Speaking at a news briefing on Wednesday, Navy Vice Admiral Brad Cooper, the deputy commander of US Central Command (CENTCOM), claimed that the water dock had “achieved its intended effect to surge a very high volume of aid into Gaza”.
"The maritime surge mission involving the pier is complete. So there's no more need to use the pier," he added.
US President Joe Biden announced back in March the construction of the $230 million pier that involved 1,000 US soldiers and sailors.
However, bad weather delayed the initial installment of the maritime corridor, and then in late May, broke it apart. Since then, the US military has detached the pier and moved it to the port of Ashdod.

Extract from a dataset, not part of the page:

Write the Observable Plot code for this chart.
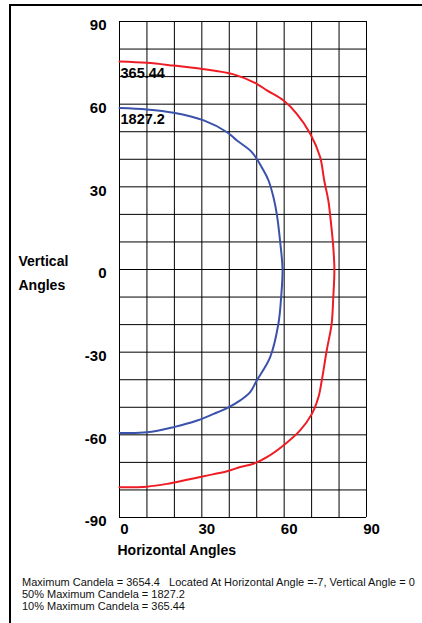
<!DOCTYPE html>
<html>
<head>
<meta charset="utf-8">
<script src="https://cdn.jsdelivr.net/npm/d3@7"></script>
<script src="https://cdn.jsdelivr.net/npm/@observablehq/plot@0.6"></script>
<style>
  html, body { margin: 0; padding: 0; background: #fff; }
  #wrap { position: relative; width: 422px; height: 623px; overflow: hidden; font-family: Arial, "Liberation Sans", Helvetica, sans-serif; }
  #border { position: absolute; left: 9px; top: 4px; width: 440px; height: 660px; border-left: 2px solid #000; border-top: 2px solid #000; box-sizing: border-box; }
  #chart { position: absolute; left: 0; top: 0; }
  #caption { position: absolute; left: 22px; top: 575.5px; font-size: 11px; line-height: 12.4px; color: #111; white-space: pre; }
</style>
</head>
<body>
<div id="wrap">
  <div id="border"></div>
  <div id="chart"></div>
  <div id="caption"></div>
</div>
<script>
// Horizontal / vertical angles of the 10% iso-candela curve (365.44 cd)
const redH = [0, 10, 19.7, 30, 41.6, 50, 53.7, 59.8, 64.6, 69.5, 73.1, 74.6, 76.1, 76.7, 77.9, 78.3, 77.9, 77.3, 75.5, 73.7, 72.5, 70.1, 65.8, 60.4, 53.7, 48.8, 44, 39.2, 30.7, 24.6, 17.3, 10, 0];
const redV = [75.5, 75.0, 74.0, 72.8, 70.8, 67.4, 65, 61.3, 56.5, 49.3, 40.8, 32.3, 25, 20.2, 8.1, 0, -10, -19.7, -29.4, -40.3, -46.3, -52.4, -58.4, -63.3, -68.1, -70.5, -71.7, -73.2, -75, -76.3, -77.8, -78.8, -79];
// 50% iso-candela curve (1827.2 cd)
const blueH = [0, 10, 19.7, 30.7, 39.2, 42.8, 48.2, 52.5, 54.3, 56.1, 57.3, 58.5, 59.4, 58.9, 57.9, 54.9, 50, 47.6, 44, 39.7, 34.3, 28.3, 19.7, 10, 0];
const blueV = [58.6, 58.1, 56.9, 54.1, 49.8, 46.8, 42.6, 35.9, 32.3, 26.2, 20.2, 10.5, 0, -10, -19.7, -31.8, -40.3, -44.5, -47.5, -50, -52.4, -54.8, -57.2, -59.1, -59.3];

const curveNames = ["365.44", "1827.2"];
const curveColors = ["#ee1c24", "#3a52ac"];

const gridTicksX = [0, 10, 20, 30, 40, 50, 60, 70, 80, 90];
const gridTicksY = [-90, -80, -70, -60, -50, -40, -30, -20, -10, 0, 10, 20, 30, 40, 50, 60, 70, 80, 90];
const labelTicksX = [0, 30, 60, 90];
const labelTicksY = [-90, -60, -30, 0, 30, 60, 90];

const xTitle = "Horizontal Angles";
const yTitle = "Vertical\nAngles";
const captionLines = [
  "Maximum Candela = 3654.4   Located At Horizontal Angle =-7, Vertical Angle = 0",
  "50% Maximum Candela = 1827.2",
  "10% Maximum Candela = 365.44"
];

const red = redH.map((h, i) => ({h, v: redV[i]}));
const blue = blueH.map((h, i) => ({h, v: blueV[i]}));
const plainFormat = d => String(d);

const plot = Plot.plot({
  width: 422,
  height: 570,
  marginLeft: 119,
  marginRight: 56,
  marginTop: 21,
  marginBottom: 53,
  style: {fontFamily: "Arial, 'Liberation Sans', Helvetica, sans-serif", background: "transparent", color: "#000"},
  x: {domain: [0, 90]},
  y: {domain: [-90, 90]},
  marks: [
    Plot.gridX(gridTicksX, {stroke: "#000", strokeOpacity: 1, strokeWidth: 1}),
    Plot.gridY(gridTicksY, {stroke: "#000", strokeOpacity: 1, strokeWidth: 1}),
    Plot.axisX(labelTicksX, {tickSize: 0, tickPadding: 6, dx: 5, fontSize: 15, fontWeight: "bold", label: null, tickFormat: plainFormat}),
    Plot.axisY(labelTicksY, {tickSize: 0, tickPadding: 13, dy: 4, fontSize: 15, fontWeight: "bold", label: null, tickFormat: plainFormat}),
    Plot.line(red, {x: "h", y: "v", stroke: curveColors[0], strokeWidth: 2, curve: "catmull-rom"}),
    Plot.line(blue, {x: "h", y: "v", stroke: curveColors[1], strokeWidth: 2, curve: "catmull-rom"}),
    Plot.text([red[0]], {x: "h", y: "v", text: () => curveNames[0], textAnchor: "start", lineAnchor: "top", dx: 1, dy: 6, fontSize: 14.5, fontWeight: "bold", fill: "#000"}),
    Plot.text([blue[0]], {x: "h", y: "v", text: () => curveNames[1], textAnchor: "start", lineAnchor: "top", dx: 1, dy: 6, fontSize: 14.5, fontWeight: "bold", fill: "#000"}),
    Plot.text([xTitle], {frameAnchor: "bottom-left", text: d => d, textAnchor: "start", lineAnchor: "top", dx: -2, dy: 28, fontSize: 14, fontWeight: "bold", fill: "#000"}),
    Plot.text([yTitle], {frameAnchor: "left", text: d => d, textAnchor: "start", lineAnchor: "middle", dx: -101, dy: 1, lineHeight: 1.7, fontSize: 14, fontWeight: "bold", fill: "#000"})
  ]
});
document.getElementById("chart").appendChild(plot);
const cap = document.getElementById("caption");
for (const line of captionLines) {
  const div = document.createElement("div");
  div.textContent = line;
  cap.appendChild(div);
}
</script>
</body>
</html>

As a result, the pier operated only 25 days and delivered supplies equivalent to just a couple of days’ worth of the aid that flowed into Gaza before Israel’s ongoing genocidal war.
Meanwhile, reports said it facilitated the Israeli massacre against the Nuseirat refugee camp in central Gaza that killed at least 274 people and wounded nearly 700 others on June 8.
The ex-US aid director for the West Bank and Gaza, Dave Harden, said that the now-closed pier was “interesting in theory, but in practice, an absolute failure – and my concern is who will be held accountable?”
“What we have not seen is a robust opening of the crossings … I think this goes first to the Israelis, and second to the Americans,” he told Al Jazeera. “And in the meantime, the Gazans themselves continue to suffer. This was a tragedy compounding a tragedy."
Biden had already expressed disappointment in the temporary water dock, saying, “I was hopeful that would be more successful.”
Several congressmen had also criticized the Gaza pier for its cost and potential risk to US troops.
Furthermore, the Gaza government had condemned the US project as a publicity stunt “to beautify its ugly face.”
Similarly, aid groups had denounced the pier as a distraction, saying Washington should have instead put pressure on Israel to open Gaza crossings and allow humanitarian aid to enter the blockaded Palestinian territory.
“The US wanted to show that it was doing something to aid the humanitarian effort, and yet it wasn’t successful in pushing Israel to do the most obvious necessary thing — which is to allow full access via the land crossing, or allow access from Israeli and West Bank markets,” said Tania Hary, the executive director of Gisha, an Israeli rights group.
“So it put in this incredibly expensive, inefficient workaround that ended up proving to be a completely disastrous waste of money, and a colossal and embarrassing failure on top.”
Israel unleashed its brutal Gaza onslaught on October 7, 2023, after the Hamas resistance group carried out its historic operation against the occupying entity in retaliation for the regime’s intensified atrocities against the Palestinian people.
According to the Gaza Health Ministry, the Tel Aviv regime has so far killed at least 38,794 Palestinians, mostly women, and children, in Gaza, and injured 89,166 others.